>> Begin DATA PROVIDED

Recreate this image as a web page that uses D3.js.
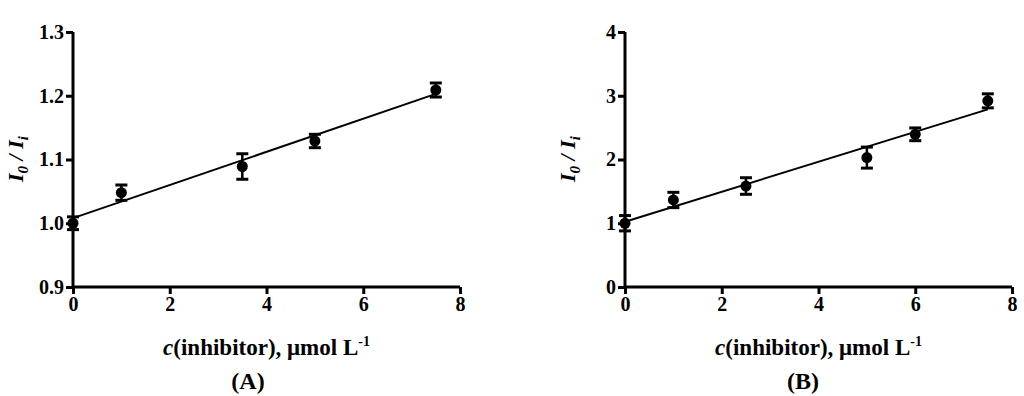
<!DOCTYPE html>
<html>
<head>
<meta charset="utf-8">
<script src="https://cdn.jsdelivr.net/npm/d3@7"></script>
<style>
  body { margin: 0; background: #fff; }
</style>
</head>
<body>
<svg width="1024" height="396"></svg>
<script>
// Panel A data
var concA = [0, 1, 3.5, 5, 7.5];
var ratioA = [1.0, 1.048, 1.089, 1.129, 1.209];
var errA = [0.01, 0.012, 0.02, 0.0105, 0.011];
var fitA = [1.008, 0.026]; // intercept, slope
var yTicksA = [0.9, 1.0, 1.1, 1.2, 1.3];

// Panel B data
var concB = [0, 1, 2.5, 5, 6, 7.5];
var ratioB = [1.0, 1.365, 1.584, 2.03, 2.395, 2.92];
var errB = [0.12, 0.12, 0.13, 0.165, 0.1, 0.11];
var fitB = [1.024, 0.235];
var yTicksB = [0, 1, 2, 3, 4];

var xTicks = [0, 2, 4, 6, 8];

var FONT = "Liberation Serif";
var svg = d3.select("svg");

function drawPanel(opts) {
  var x = d3.scaleLinear().domain([0, 8]).range([opts.left, opts.right]);
  var y = d3.scaleLinear().domain(opts.yDomain).range([287, 32]);

  var g = svg.append("g").attr("font-family", FONT);

  // axes
  var xAxis = g.append("g")
    .attr("transform", "translate(0,287)")
    .call(d3.axisBottom(x).tickValues(xTicks).tickSize(7).tickPadding(3).tickFormat(d3.format("d")));
  var yAxis = g.append("g")
    .attr("transform", "translate(" + opts.left + ",0)")
    .call(d3.axisLeft(y).tickValues(opts.yTicks).tickSize(7).tickPadding(2).tickFormat(opts.fmt));

  [xAxis, yAxis].forEach(function (a) {
    a.attr("font-family", FONT).attr("font-size", 20);
    a.select(".domain").attr("stroke", "#000").attr("stroke-width", 3);
    a.selectAll(".tick line").attr("stroke", "#000").attr("stroke-width", 3);
    a.selectAll(".tick text")
      .attr("fill", "#000")
      .attr("font-family", FONT)
      .attr("font-size", 20)
      .attr("font-weight", "bold");
  });
  xAxis.select(".domain").attr("d", "M" + opts.left + ",0H" + opts.right);
  yAxis.select(".domain").attr("d", "M0,287V32");

  // fit line
  g.append("line")
    .attr("x1", x(0)).attr("y1", y(opts.fit[0]))
    .attr("x2", x(7.5)).attr("y2", y(opts.fit[0] + opts.fit[1] * 7.5))
    .attr("stroke", "#000").attr("stroke-width", 2);

  var pts = opts.conc.map(function (c, i) {
    return { c: c, v: opts.ratio[i], e: opts.err[i] };
  });

  // error bars
  var eb = g.selectAll(".eb").data(pts).enter().append("g");
  eb.append("line")
    .attr("x1", function (d) { return x(d.c); })
    .attr("x2", function (d) { return x(d.c); })
    .attr("y1", function (d) { return y(d.v - d.e); })
    .attr("y2", function (d) { return y(d.v + d.e); })
    .attr("stroke", "#000").attr("stroke-width", 2.5);
  [-1, 1].forEach(function (s) {
    eb.append("line")
      .attr("x1", function (d) { return x(d.c) - 6; })
      .attr("x2", function (d) { return x(d.c) + 6; })
      .attr("y1", function (d) { return y(d.v + s * d.e); })
      .attr("y2", function (d) { return y(d.v + s * d.e); })
      .attr("stroke", "#000").attr("stroke-width", 3);
  });

  // markers
  g.selectAll("circle").data(pts).enter().append("circle")
    .attr("cx", function (d) { return x(d.c); })
    .attr("cy", function (d) { return y(d.v); })
    .attr("r", 5.5)
    .attr("fill", "#000");

  // y title
  var yt = g.append("text")
    .attr("transform", "translate(" + (opts.left - 50) + ",159) rotate(-90)")
    .attr("text-anchor", "middle")
    .attr("font-family", FONT)
    .attr("font-size", 22)
    .attr("font-weight", "bold")
    .attr("font-style", "italic");
  yt.append("tspan").text("I");
  yt.append("tspan").attr("dy", 5).attr("font-size", 15).text("0");
  yt.append("tspan").attr("dy", -5).text(" / I");
  yt.append("tspan").attr("dy", 5).attr("font-size", 15).text("i");

  // x title
  var xt = g.append("text")
    .attr("x", (opts.left + opts.right) / 2)
    .attr("y", 355)
    .attr("text-anchor", "middle")
    .attr("font-family", FONT)
    .attr("font-size", 23)
    .attr("font-weight", "bold");
  xt.append("tspan").attr("font-style", "italic").text("c");
  xt.append("tspan").text("(inhibitor), \u03bcmol L");
  xt.append("tspan").attr("dy", -9).attr("font-size", 14).text("-1");

  // panel label
  g.append("text")
    .attr("x", opts.labelX)
    .attr("y", 389)
    .attr("text-anchor", "middle")
    .attr("font-family", FONT)
    .attr("font-size", 24)
    .attr("font-weight", "bold")
    .text(opts.label);
}

drawPanel({
  left: 73, right: 460, yDomain: [0.9, 1.3], yTicks: yTicksA, fmt: d3.format(".1f"),
  conc: concA, ratio: ratioA, err: errA, fit: fitA, label: "(A)", labelX: 248
});
drawPanel({
  left: 625, right: 1012, yDomain: [0, 4], yTicks: yTicksB, fmt: d3.format("d"),
  conc: concB, ratio: ratioB, err: errB, fit: fitB, label: "(B)", labelX: 803
});
</script>
</body>
</html>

>> End DATA PROVIDED

▶ [WHAT THE TASK ASKS] With the pictures left out, restate word for word every line of the data above, from the first down to the line that contains "var yTicksA = [0.9, 1.0, 1.1, 1.2, 1.3];".

▶ [FINAL RESULT]
Recreate this image as a web page that uses D3.js.
<!DOCTYPE html>
<html>
<head>
<meta charset="utf-8">
<script src="https://cdn.jsdelivr.net/npm/d3@7"></script>
<style>
  body { margin: 0; background: #fff; }
</style>
</head>
<body>
<svg width="1024" height="396"></svg>
<script>
// Panel A data
var concA = [0, 1, 3.5, 5, 7.5];
var ratioA = [1.0, 1.048, 1.089, 1.129, 1.209];
var errA = [0.01, 0.012, 0.02, 0.0105, 0.011];
var fitA = [1.008, 0.026]; // intercept, slope
var yTicksA = [0.9, 1.0, 1.1, 1.2, 1.3];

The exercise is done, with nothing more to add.